**EXERCISE PROMPT**
Determine the number of lines holding the word "this"; answer with that number only.

--------------------------------

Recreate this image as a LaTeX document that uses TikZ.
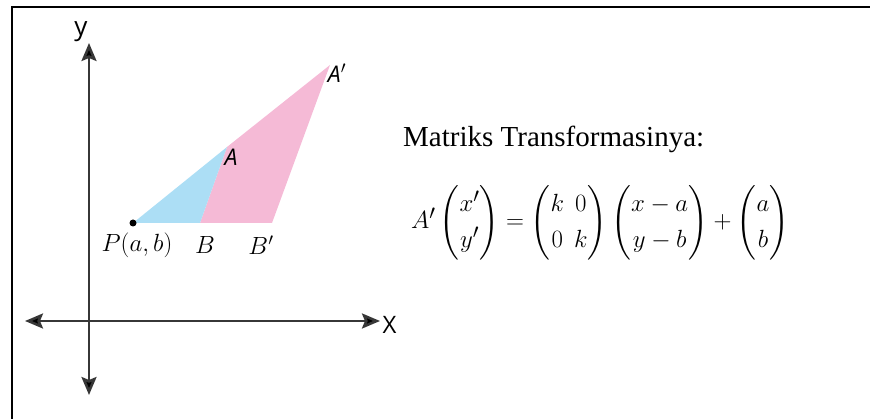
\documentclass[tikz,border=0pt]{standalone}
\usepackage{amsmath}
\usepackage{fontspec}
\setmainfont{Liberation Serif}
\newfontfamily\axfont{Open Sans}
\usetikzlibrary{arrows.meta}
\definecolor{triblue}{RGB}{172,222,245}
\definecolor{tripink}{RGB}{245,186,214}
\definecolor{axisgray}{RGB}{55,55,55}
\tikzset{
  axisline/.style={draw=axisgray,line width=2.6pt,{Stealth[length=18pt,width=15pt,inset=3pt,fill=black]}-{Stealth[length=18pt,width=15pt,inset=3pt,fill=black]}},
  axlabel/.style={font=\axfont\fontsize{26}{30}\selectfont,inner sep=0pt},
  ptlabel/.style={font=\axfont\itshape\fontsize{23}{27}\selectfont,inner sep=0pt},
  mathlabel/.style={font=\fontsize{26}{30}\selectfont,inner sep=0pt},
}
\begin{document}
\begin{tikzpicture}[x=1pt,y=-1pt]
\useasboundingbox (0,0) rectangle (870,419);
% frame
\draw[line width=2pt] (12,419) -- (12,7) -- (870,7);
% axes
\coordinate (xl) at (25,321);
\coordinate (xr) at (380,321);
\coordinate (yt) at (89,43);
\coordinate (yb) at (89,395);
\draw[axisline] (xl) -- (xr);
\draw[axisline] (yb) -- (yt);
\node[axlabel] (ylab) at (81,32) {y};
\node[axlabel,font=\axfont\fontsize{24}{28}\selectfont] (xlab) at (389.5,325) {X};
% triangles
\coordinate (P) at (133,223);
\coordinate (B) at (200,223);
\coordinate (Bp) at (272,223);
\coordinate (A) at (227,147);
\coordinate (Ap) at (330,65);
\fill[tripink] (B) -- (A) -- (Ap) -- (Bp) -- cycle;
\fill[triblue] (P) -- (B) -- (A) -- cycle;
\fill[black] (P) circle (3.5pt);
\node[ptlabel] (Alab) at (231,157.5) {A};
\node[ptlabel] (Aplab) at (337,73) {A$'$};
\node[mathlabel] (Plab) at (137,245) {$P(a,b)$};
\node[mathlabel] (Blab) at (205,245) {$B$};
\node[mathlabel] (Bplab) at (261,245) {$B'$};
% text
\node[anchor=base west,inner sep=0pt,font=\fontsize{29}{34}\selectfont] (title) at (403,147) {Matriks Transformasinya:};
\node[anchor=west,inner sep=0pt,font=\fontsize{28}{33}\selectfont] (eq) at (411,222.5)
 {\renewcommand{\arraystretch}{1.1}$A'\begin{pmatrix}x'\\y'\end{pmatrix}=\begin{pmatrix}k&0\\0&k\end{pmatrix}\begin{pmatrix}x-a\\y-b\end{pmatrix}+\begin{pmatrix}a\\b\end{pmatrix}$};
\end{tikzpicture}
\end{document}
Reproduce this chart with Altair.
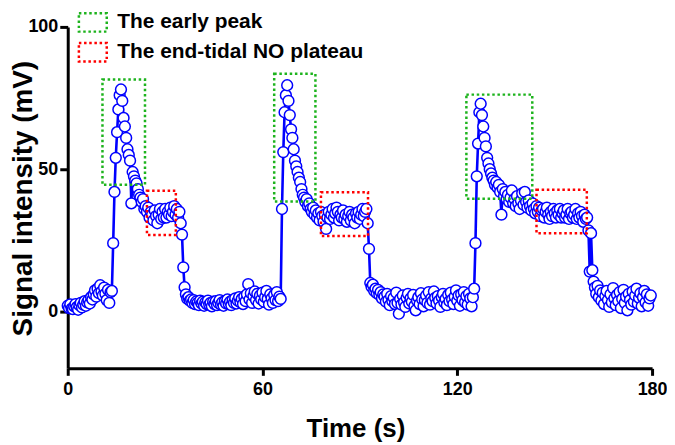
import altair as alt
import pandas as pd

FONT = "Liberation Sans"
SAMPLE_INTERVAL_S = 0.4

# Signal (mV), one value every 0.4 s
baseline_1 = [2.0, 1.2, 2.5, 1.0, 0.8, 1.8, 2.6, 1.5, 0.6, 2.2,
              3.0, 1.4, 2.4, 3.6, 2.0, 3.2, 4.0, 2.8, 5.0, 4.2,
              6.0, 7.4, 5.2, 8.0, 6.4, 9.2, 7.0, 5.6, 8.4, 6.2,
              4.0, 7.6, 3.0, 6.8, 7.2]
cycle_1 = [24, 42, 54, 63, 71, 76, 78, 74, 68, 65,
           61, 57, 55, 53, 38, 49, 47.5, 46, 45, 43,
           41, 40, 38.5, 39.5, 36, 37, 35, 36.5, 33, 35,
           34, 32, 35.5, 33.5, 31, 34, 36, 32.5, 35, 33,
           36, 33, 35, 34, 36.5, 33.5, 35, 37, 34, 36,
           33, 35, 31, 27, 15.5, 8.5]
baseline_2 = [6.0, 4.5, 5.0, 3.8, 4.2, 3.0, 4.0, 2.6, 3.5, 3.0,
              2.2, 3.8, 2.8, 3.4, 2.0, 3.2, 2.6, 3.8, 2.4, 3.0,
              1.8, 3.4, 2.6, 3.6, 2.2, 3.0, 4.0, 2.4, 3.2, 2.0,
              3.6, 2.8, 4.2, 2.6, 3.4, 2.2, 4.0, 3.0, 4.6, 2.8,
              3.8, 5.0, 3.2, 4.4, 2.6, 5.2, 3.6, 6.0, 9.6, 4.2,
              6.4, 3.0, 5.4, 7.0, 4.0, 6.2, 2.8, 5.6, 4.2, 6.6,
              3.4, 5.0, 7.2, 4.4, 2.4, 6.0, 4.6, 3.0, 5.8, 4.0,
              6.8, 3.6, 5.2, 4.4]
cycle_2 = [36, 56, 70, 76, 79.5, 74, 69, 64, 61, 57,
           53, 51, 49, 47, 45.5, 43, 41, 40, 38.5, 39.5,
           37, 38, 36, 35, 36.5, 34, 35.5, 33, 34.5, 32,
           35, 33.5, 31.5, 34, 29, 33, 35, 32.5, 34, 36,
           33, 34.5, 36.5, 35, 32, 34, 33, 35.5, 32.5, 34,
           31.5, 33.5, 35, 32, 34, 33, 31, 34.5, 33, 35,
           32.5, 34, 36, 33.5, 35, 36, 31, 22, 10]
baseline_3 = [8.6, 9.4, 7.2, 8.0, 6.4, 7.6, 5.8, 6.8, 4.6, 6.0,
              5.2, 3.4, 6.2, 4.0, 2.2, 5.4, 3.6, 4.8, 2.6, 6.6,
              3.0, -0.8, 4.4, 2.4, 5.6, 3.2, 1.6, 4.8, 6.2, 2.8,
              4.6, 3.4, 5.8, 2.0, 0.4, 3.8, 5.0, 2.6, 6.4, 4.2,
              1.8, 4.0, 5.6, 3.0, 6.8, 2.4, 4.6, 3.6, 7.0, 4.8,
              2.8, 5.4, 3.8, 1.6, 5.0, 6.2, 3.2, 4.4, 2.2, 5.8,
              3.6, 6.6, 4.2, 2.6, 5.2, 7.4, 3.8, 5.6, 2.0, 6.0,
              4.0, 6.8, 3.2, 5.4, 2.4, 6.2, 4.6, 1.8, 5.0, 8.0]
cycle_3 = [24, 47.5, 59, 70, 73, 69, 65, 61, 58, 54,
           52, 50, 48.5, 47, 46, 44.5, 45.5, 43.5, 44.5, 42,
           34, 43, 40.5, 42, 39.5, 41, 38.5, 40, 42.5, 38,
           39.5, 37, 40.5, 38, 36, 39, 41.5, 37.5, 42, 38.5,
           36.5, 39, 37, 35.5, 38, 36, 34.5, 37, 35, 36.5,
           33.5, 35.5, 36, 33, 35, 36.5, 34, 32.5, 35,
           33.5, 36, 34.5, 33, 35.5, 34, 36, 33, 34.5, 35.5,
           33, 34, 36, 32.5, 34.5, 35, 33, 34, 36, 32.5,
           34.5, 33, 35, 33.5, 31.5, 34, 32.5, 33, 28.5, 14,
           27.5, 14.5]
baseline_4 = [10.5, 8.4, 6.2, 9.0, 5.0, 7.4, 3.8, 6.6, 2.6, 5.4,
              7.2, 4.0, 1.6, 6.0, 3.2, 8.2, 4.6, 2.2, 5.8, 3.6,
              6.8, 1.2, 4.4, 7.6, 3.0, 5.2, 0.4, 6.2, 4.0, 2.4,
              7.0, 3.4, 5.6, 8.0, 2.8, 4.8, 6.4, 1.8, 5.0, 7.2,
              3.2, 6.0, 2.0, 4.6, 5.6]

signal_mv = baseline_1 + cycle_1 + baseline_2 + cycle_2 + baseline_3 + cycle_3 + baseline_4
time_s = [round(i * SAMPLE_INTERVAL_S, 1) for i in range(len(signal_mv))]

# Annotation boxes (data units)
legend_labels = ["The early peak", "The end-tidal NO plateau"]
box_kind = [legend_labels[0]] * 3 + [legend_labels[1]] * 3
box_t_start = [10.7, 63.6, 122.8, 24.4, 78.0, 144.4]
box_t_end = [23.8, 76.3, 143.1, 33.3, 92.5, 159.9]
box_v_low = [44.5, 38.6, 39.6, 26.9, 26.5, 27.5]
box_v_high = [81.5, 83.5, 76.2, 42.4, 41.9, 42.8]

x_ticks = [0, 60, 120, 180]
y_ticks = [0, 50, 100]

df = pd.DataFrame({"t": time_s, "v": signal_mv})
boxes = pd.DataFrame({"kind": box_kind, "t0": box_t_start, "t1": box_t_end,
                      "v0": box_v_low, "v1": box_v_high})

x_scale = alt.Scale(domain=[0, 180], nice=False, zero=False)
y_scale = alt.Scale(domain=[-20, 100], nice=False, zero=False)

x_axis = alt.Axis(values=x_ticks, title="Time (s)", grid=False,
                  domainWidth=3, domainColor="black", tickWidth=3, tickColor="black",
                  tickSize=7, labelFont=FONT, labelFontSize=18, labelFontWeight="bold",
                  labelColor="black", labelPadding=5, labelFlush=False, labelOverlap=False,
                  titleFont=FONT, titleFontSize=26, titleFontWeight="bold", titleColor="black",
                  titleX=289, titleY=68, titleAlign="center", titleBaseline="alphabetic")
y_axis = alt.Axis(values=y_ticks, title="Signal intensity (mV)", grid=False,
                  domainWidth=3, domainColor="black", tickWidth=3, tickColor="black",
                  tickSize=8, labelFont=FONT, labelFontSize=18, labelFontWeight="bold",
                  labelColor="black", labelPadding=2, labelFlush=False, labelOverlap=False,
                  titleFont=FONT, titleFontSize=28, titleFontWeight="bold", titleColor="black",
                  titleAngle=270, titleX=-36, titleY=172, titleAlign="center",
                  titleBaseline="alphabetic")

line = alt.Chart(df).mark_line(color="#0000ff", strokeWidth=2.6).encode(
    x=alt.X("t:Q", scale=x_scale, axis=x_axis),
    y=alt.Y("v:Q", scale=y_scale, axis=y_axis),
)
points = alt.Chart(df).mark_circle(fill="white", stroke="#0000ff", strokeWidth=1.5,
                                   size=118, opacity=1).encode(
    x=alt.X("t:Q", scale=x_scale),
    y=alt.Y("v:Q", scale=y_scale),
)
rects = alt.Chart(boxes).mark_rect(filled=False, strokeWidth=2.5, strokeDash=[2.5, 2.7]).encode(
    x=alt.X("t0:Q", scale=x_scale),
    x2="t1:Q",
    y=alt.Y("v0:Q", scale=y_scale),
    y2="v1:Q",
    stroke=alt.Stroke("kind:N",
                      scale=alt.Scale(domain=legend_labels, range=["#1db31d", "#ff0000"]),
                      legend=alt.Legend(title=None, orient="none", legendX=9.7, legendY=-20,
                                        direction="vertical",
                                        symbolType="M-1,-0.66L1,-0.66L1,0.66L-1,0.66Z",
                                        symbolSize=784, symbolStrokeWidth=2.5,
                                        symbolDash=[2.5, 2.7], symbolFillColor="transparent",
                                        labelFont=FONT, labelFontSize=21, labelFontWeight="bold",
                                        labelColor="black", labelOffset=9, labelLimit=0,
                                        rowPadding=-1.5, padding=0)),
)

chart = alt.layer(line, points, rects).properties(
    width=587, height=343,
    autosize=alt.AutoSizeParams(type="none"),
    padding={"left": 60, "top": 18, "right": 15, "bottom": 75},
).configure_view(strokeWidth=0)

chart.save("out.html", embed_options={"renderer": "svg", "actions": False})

--------------------------------

**COMPLETED EXERCISE**
2